§ Data segment
━━━━━━━━━━━━━━━━
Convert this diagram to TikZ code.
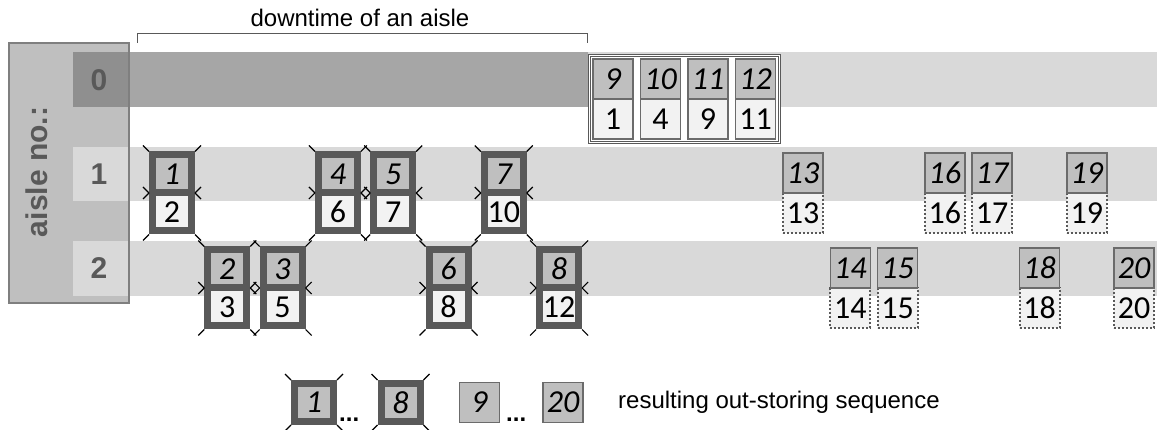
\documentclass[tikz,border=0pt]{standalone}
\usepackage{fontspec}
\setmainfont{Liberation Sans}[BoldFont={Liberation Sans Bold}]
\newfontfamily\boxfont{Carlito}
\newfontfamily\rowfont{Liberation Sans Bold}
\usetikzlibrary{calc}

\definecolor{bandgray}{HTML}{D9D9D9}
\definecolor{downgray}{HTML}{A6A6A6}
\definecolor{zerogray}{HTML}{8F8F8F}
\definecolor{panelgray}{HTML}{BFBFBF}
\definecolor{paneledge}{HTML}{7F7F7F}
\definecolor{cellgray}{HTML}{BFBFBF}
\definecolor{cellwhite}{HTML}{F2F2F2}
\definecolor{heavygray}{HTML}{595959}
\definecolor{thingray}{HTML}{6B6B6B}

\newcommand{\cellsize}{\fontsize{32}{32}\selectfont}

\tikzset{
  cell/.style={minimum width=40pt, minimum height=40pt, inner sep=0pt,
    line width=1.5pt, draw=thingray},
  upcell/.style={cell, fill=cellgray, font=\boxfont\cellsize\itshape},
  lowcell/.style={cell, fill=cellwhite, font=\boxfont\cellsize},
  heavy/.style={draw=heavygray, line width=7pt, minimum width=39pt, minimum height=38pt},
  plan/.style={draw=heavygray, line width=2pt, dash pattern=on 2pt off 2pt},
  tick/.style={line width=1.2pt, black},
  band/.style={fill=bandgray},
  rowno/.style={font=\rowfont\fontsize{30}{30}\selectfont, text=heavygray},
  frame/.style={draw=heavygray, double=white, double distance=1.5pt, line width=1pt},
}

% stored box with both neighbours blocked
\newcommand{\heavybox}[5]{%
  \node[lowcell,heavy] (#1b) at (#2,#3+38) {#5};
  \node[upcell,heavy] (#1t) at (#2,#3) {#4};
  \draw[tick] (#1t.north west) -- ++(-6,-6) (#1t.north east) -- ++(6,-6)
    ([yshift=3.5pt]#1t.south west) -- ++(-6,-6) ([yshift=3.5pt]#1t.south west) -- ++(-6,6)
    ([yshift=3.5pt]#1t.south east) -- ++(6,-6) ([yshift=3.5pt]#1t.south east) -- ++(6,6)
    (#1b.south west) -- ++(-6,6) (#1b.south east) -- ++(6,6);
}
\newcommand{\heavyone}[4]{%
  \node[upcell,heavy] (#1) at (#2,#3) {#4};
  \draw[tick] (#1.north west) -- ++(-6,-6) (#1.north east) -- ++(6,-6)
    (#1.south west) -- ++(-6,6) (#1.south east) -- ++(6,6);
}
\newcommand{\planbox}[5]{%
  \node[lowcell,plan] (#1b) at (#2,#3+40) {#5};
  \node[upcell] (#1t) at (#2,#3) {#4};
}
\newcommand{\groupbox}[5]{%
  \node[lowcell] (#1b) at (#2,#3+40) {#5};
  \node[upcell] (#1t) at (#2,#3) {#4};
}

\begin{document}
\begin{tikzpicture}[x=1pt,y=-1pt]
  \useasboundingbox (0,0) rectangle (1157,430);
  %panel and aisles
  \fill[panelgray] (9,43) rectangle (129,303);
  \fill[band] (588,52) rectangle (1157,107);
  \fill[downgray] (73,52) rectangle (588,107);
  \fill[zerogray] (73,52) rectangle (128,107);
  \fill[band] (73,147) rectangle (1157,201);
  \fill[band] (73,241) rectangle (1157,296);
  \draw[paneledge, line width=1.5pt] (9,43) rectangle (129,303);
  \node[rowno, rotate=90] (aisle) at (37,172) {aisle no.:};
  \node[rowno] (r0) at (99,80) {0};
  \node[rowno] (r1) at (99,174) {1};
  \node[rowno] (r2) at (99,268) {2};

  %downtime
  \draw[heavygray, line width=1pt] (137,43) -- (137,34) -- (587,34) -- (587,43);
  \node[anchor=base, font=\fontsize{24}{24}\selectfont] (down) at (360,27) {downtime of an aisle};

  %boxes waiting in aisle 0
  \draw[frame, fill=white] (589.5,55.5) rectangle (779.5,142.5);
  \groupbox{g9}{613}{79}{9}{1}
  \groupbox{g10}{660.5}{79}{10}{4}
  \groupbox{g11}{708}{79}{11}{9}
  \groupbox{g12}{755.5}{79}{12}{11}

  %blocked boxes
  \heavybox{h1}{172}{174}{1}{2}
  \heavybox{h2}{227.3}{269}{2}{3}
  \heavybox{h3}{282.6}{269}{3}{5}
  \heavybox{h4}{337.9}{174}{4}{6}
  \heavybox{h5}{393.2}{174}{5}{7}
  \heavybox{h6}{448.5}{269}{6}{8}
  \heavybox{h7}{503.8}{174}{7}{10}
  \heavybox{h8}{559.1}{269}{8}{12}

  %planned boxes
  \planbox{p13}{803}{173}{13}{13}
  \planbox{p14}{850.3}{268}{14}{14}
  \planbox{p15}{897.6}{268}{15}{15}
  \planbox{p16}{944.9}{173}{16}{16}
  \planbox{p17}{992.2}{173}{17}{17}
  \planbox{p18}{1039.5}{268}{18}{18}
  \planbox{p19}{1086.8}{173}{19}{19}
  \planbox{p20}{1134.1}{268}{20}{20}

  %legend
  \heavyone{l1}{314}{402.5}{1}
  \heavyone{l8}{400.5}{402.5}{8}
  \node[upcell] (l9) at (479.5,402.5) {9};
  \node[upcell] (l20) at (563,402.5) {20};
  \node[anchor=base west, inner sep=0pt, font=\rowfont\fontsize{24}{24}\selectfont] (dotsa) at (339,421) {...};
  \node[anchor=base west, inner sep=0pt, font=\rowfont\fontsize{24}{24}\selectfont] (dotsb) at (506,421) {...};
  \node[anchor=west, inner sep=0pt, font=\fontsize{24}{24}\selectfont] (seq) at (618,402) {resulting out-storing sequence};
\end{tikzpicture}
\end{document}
━━━━━━━━━━━━━━━━
§ Given problem
Repeat the data exactly, excluding the pictures.

§ Worked answer
Convert this diagram to TikZ code.
\documentclass[tikz,border=0pt]{standalone}
\usepackage{fontspec}
\setmainfont{Liberation Sans}[BoldFont={Liberation Sans Bold}]
\newfontfamily\boxfont{Carlito}
\newfontfamily\rowfont{Liberation Sans Bold}
\usetikzlibrary{calc}

\definecolor{bandgray}{HTML}{D9D9D9}
\definecolor{downgray}{HTML}{A6A6A6}
\definecolor{zerogray}{HTML}{8F8F8F}
\definecolor{panelgray}{HTML}{BFBFBF}
\definecolor{paneledge}{HTML}{7F7F7F}
\definecolor{cellgray}{HTML}{BFBFBF}
\definecolor{cellwhite}{HTML}{F2F2F2}
\definecolor{heavygray}{HTML}{595959}
\definecolor{thingray}{HTML}{6B6B6B}

\newcommand{\cellsize}{\fontsize{32}{32}\selectfont}

\tikzset{
  cell/.style={minimum width=40pt, minimum height=40pt, inner sep=0pt,
    line width=1.5pt, draw=thingray},
  upcell/.style={cell, fill=cellgray, font=\boxfont\cellsize\itshape},
  lowcell/.style={cell, fill=cellwhite, font=\boxfont\cellsize},
  heavy/.style={draw=heavygray, line width=7pt, minimum width=39pt, minimum height=38pt},
  plan/.style={draw=heavygray, line width=2pt, dash pattern=on 2pt off 2pt},
  tick/.style={line width=1.2pt, black},
  band/.style={fill=bandgray},
  rowno/.style={font=\rowfont\fontsize{30}{30}\selectfont, text=heavygray},
  frame/.style={draw=heavygray, double=white, double distance=1.5pt, line width=1pt},
}

% stored box with both neighbours blocked
\newcommand{\heavybox}[5]{%
  \node[lowcell,heavy] (#1b) at (#2,#3+38) {#5};
  \node[upcell,heavy] (#1t) at (#2,#3) {#4};
  \draw[tick] (#1t.north west) -- ++(-6,-6) (#1t.north east) -- ++(6,-6)
    ([yshift=3.5pt]#1t.south west) -- ++(-6,-6) ([yshift=3.5pt]#1t.south west) -- ++(-6,6)
    ([yshift=3.5pt]#1t.south east) -- ++(6,-6) ([yshift=3.5pt]#1t.south east) -- ++(6,6)
    (#1b.south west) -- ++(-6,6) (#1b.south east) -- ++(6,6);
}
\newcommand{\heavyone}[4]{%
  \node[upcell,heavy] (#1) at (#2,#3) {#4};
  \draw[tick] (#1.north west) -- ++(-6,-6) (#1.north east) -- ++(6,-6)
    (#1.south west) -- ++(-6,6) (#1.south east) -- ++(6,6);
}
\newcommand{\planbox}[5]{%
  \node[lowcell,plan] (#1b) at (#2,#3+40) {#5};
  \node[upcell] (#1t) at (#2,#3) {#4};
}
\newcommand{\groupbox}[5]{%
  \node[lowcell] (#1b) at (#2,#3+40) {#5};
  \node[upcell] (#1t) at (#2,#3) {#4};
}

\begin{document}
\begin{tikzpicture}[x=1pt,y=-1pt]
  \useasboundingbox (0,0) rectangle (1157,430);
  %panel and aisles
  \fill[panelgray] (9,43) rectangle (129,303);
  \fill[band] (588,52) rectangle (1157,107);
  \fill[downgray] (73,52) rectangle (588,107);
  \fill[zerogray] (73,52) rectangle (128,107);
  \fill[band] (73,147) rectangle (1157,201);
  \fill[band] (73,241) rectangle (1157,296);
  \draw[paneledge, line width=1.5pt] (9,43) rectangle (129,303);
  \node[rowno, rotate=90] (aisle) at (37,172) {aisle no.:};
  \node[rowno] (r0) at (99,80) {0};
  \node[rowno] (r1) at (99,174) {1};
  \node[rowno] (r2) at (99,268) {2};

  %downtime
  \draw[heavygray, line width=1pt] (137,43) -- (137,34) -- (587,34) -- (587,43);
  \node[anchor=base, font=\fontsize{24}{24}\selectfont] (down) at (360,27) {downtime of an aisle};

  %boxes waiting in aisle 0
  \draw[frame, fill=white] (589.5,55.5) rectangle (779.5,142.5);
  \groupbox{g9}{613}{79}{9}{1}
  \groupbox{g10}{660.5}{79}{10}{4}
  \groupbox{g11}{708}{79}{11}{9}
  \groupbox{g12}{755.5}{79}{12}{11}

  %blocked boxes
  \heavybox{h1}{172}{174}{1}{2}
  \heavybox{h2}{227.3}{269}{2}{3}
  \heavybox{h3}{282.6}{269}{3}{5}
  \heavybox{h4}{337.9}{174}{4}{6}
  \heavybox{h5}{393.2}{174}{5}{7}
  \heavybox{h6}{448.5}{269}{6}{8}
  \heavybox{h7}{503.8}{174}{7}{10}
  \heavybox{h8}{559.1}{269}{8}{12}

  %planned boxes
  \planbox{p13}{803}{173}{13}{13}
  \planbox{p14}{850.3}{268}{14}{14}
  \planbox{p15}{897.6}{268}{15}{15}
  \planbox{p16}{944.9}{173}{16}{16}
  \planbox{p17}{992.2}{173}{17}{17}
  \planbox{p18}{1039.5}{268}{18}{18}
  \planbox{p19}{1086.8}{173}{19}{19}
  \planbox{p20}{1134.1}{268}{20}{20}

  %legend
  \heavyone{l1}{314}{402.5}{1}
  \heavyone{l8}{400.5}{402.5}{8}
  \node[upcell] (l9) at (479.5,402.5) {9};
  \node[upcell] (l20) at (563,402.5) {20};
  \node[anchor=base west, inner sep=0pt, font=\rowfont\fontsize{24}{24}\selectfont] (dotsa) at (339,421) {...};
  \node[anchor=base west, inner sep=0pt, font=\rowfont\fontsize{24}{24}\selectfont] (dotsb) at (506,421) {...};
  \node[anchor=west, inner sep=0pt, font=\fontsize{24}{24}\selectfont] (seq) at (618,402) {resulting out-storing sequence};
\end{tikzpicture}
\end{document}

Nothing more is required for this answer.